An Encouraging Question
Updated: Oct 18, 2021
It seems to me that if we want to exemplify a life of grace and gratitude we need to do three things.
First we must ask God to help us to see ourselves more clearly. How can I be an encouraging person if I am always complaining about minor setbacks? Paul actually tells us to be thankful in all circumstances (1 Thessalonians 5:15-18).
So the first thing for me to do is to examine my own heart. Am I a grumbler or a critic? If so, I need to confess that sin and ask God to transform my attitude into something better.
Second, we must take action to encourage others, especially those who are going through difficult times. 2 Corinthians 1:4 tells us to comfort those who are suffering. We should look for ways to lift others up.
The first step is righting our attitude and the second step is taking action. So what is the third step? It's about establishing an appropriate atmosphere.
A follower of Jesus Christ should so desire to be an encouraging person, that she or he should set the stage for encouragement to appear. There are many ways to do this, but for this post I want to share one simple technique that you might want to try this week.

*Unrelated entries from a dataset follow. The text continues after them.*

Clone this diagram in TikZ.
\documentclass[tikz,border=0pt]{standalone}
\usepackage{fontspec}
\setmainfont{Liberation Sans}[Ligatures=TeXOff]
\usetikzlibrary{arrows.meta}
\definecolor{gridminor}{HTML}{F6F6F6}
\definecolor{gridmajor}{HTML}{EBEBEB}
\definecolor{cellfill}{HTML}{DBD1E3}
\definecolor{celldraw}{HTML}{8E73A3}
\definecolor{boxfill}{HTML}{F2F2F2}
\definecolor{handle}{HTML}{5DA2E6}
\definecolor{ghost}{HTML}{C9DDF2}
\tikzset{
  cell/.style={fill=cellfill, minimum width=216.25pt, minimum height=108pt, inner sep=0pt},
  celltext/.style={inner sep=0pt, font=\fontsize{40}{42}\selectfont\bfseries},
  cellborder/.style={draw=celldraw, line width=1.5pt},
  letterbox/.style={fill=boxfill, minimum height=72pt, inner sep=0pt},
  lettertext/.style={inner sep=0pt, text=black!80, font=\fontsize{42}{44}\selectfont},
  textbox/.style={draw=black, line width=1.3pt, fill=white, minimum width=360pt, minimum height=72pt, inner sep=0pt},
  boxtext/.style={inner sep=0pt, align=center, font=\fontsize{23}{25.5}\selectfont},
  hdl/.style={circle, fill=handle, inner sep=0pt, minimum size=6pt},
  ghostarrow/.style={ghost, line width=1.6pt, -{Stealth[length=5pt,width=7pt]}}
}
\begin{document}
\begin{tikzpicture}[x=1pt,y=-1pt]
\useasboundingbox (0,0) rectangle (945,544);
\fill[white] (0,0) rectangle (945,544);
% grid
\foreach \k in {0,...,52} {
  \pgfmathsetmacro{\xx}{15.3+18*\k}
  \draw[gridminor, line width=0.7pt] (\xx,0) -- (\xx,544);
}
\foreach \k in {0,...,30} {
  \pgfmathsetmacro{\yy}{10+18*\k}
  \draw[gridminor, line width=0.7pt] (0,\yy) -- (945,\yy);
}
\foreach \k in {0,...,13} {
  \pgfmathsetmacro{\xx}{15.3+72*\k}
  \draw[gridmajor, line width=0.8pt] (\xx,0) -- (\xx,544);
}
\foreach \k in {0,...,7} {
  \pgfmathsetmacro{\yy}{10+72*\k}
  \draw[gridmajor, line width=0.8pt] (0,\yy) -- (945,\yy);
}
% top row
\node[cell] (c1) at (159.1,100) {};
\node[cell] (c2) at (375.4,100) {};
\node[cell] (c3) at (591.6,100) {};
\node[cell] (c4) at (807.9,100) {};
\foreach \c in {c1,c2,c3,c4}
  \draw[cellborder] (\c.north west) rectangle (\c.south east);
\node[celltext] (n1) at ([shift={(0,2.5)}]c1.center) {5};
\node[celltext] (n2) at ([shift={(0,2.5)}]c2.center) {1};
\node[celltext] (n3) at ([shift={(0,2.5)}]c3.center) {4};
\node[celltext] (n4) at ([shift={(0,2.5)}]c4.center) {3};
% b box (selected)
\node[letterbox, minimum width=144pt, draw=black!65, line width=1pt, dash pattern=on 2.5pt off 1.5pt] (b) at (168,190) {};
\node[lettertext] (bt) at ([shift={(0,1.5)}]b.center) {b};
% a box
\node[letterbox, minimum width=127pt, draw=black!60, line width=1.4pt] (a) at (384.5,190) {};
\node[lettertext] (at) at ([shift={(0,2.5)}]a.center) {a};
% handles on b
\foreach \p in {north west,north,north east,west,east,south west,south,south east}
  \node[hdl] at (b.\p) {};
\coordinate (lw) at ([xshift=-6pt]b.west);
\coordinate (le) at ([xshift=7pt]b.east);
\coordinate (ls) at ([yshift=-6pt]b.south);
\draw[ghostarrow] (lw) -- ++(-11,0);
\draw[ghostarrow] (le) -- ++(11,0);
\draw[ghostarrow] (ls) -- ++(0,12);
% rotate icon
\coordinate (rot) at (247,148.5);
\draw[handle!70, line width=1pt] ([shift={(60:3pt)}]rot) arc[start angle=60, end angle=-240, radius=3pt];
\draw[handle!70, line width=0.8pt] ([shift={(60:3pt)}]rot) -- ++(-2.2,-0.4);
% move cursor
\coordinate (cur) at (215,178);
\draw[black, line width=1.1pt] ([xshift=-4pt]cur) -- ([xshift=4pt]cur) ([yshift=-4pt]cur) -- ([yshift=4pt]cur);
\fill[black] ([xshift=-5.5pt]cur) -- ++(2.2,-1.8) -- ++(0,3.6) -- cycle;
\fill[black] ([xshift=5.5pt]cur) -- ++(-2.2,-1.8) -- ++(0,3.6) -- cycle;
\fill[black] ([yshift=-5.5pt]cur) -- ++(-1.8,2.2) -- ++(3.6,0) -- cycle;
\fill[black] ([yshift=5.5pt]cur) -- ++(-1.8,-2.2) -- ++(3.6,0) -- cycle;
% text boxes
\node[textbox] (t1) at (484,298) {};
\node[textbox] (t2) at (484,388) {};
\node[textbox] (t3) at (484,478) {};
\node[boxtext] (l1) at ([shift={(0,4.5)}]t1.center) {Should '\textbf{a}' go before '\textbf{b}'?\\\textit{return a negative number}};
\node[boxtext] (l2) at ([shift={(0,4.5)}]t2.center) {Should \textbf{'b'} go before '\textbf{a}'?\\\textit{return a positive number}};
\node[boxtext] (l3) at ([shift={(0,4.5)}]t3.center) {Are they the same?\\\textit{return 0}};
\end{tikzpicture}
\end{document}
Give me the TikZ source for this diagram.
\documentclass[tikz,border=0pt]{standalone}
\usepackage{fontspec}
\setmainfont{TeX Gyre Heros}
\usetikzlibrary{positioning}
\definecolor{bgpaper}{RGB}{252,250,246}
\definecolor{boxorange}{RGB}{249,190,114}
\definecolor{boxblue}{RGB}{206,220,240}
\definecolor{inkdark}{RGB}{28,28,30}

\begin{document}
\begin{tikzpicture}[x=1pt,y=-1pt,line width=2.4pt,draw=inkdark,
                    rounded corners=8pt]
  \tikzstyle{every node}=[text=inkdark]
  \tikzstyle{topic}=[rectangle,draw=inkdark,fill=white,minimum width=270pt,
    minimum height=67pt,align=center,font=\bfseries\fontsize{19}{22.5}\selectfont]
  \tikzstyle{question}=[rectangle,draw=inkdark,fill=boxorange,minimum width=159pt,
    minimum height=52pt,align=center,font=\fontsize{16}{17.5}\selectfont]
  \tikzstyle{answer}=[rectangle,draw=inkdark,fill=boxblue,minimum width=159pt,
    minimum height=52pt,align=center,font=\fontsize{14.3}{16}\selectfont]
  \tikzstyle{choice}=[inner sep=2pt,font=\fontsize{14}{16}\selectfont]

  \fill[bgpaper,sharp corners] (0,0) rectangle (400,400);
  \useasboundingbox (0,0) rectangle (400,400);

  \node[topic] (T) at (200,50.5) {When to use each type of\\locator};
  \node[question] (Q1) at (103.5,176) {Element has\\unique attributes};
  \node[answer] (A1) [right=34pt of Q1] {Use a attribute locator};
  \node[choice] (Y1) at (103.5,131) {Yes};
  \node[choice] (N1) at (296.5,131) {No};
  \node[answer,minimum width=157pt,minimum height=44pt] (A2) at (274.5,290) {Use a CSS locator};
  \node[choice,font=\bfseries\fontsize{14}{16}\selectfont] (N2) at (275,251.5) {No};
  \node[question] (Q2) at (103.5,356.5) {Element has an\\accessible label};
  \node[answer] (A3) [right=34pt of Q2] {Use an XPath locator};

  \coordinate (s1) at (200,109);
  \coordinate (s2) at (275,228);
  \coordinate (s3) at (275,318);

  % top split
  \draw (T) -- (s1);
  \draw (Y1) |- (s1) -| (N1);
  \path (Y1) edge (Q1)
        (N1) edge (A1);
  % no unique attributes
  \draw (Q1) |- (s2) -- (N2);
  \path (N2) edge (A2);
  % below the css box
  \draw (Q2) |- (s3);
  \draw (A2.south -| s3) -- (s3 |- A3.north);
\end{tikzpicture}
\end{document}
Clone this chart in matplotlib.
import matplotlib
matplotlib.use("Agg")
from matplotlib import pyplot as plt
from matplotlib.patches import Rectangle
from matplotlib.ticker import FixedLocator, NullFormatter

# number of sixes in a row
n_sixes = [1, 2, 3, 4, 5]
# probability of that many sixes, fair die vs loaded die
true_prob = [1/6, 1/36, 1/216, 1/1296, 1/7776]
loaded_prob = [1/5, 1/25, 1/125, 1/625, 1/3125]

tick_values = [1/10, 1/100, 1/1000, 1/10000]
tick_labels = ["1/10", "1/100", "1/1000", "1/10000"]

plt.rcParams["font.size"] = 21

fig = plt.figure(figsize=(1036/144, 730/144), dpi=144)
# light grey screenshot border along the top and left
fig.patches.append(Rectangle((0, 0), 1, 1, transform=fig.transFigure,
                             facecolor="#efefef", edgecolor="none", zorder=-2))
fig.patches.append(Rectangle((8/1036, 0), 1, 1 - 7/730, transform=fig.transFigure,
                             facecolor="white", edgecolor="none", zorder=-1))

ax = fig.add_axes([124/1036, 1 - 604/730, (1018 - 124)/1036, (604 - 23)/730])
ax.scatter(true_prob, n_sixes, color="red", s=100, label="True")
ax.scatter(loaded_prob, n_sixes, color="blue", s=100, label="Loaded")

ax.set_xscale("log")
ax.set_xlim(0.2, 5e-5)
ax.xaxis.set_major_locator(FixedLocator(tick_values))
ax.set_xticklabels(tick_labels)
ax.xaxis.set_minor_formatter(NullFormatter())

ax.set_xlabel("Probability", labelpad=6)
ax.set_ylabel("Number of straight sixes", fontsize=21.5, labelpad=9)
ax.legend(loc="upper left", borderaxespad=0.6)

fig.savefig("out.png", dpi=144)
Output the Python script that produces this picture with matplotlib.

The next time you see someone you know, instead of throwing out that tired, old phrase, "How are you?," do the following. Ask them, "What's been encouraging to you lately?" This statement not only shatters the facade of "How are you?" greetings, it also signals that you are interested in establishing a deeper interaction. Moreover, it starts the conversation off in a place of positive reflection--what good has been going on in your life?
In summary, if you want to be a more positive and encouraging person, do three things. 1) Cultivate a life of personal gratitude. 2) Support and comfort others. 3) Begin your conversations with a focus on encouragement.
One final thought. Before you ask the question, "What's been encouraging to you lately," be sure to give this some thought yourself. Asking this question of others is not some kind of Jedi mind trick or networking gimmick. It's a reflective technique designed to help all of us remember the blessings we so often take for granted. And if you don't have an answer for this question yourself, it's going to be pretty embarrassing and uninspiring when the person turns the question back to you and you have nothing to offer.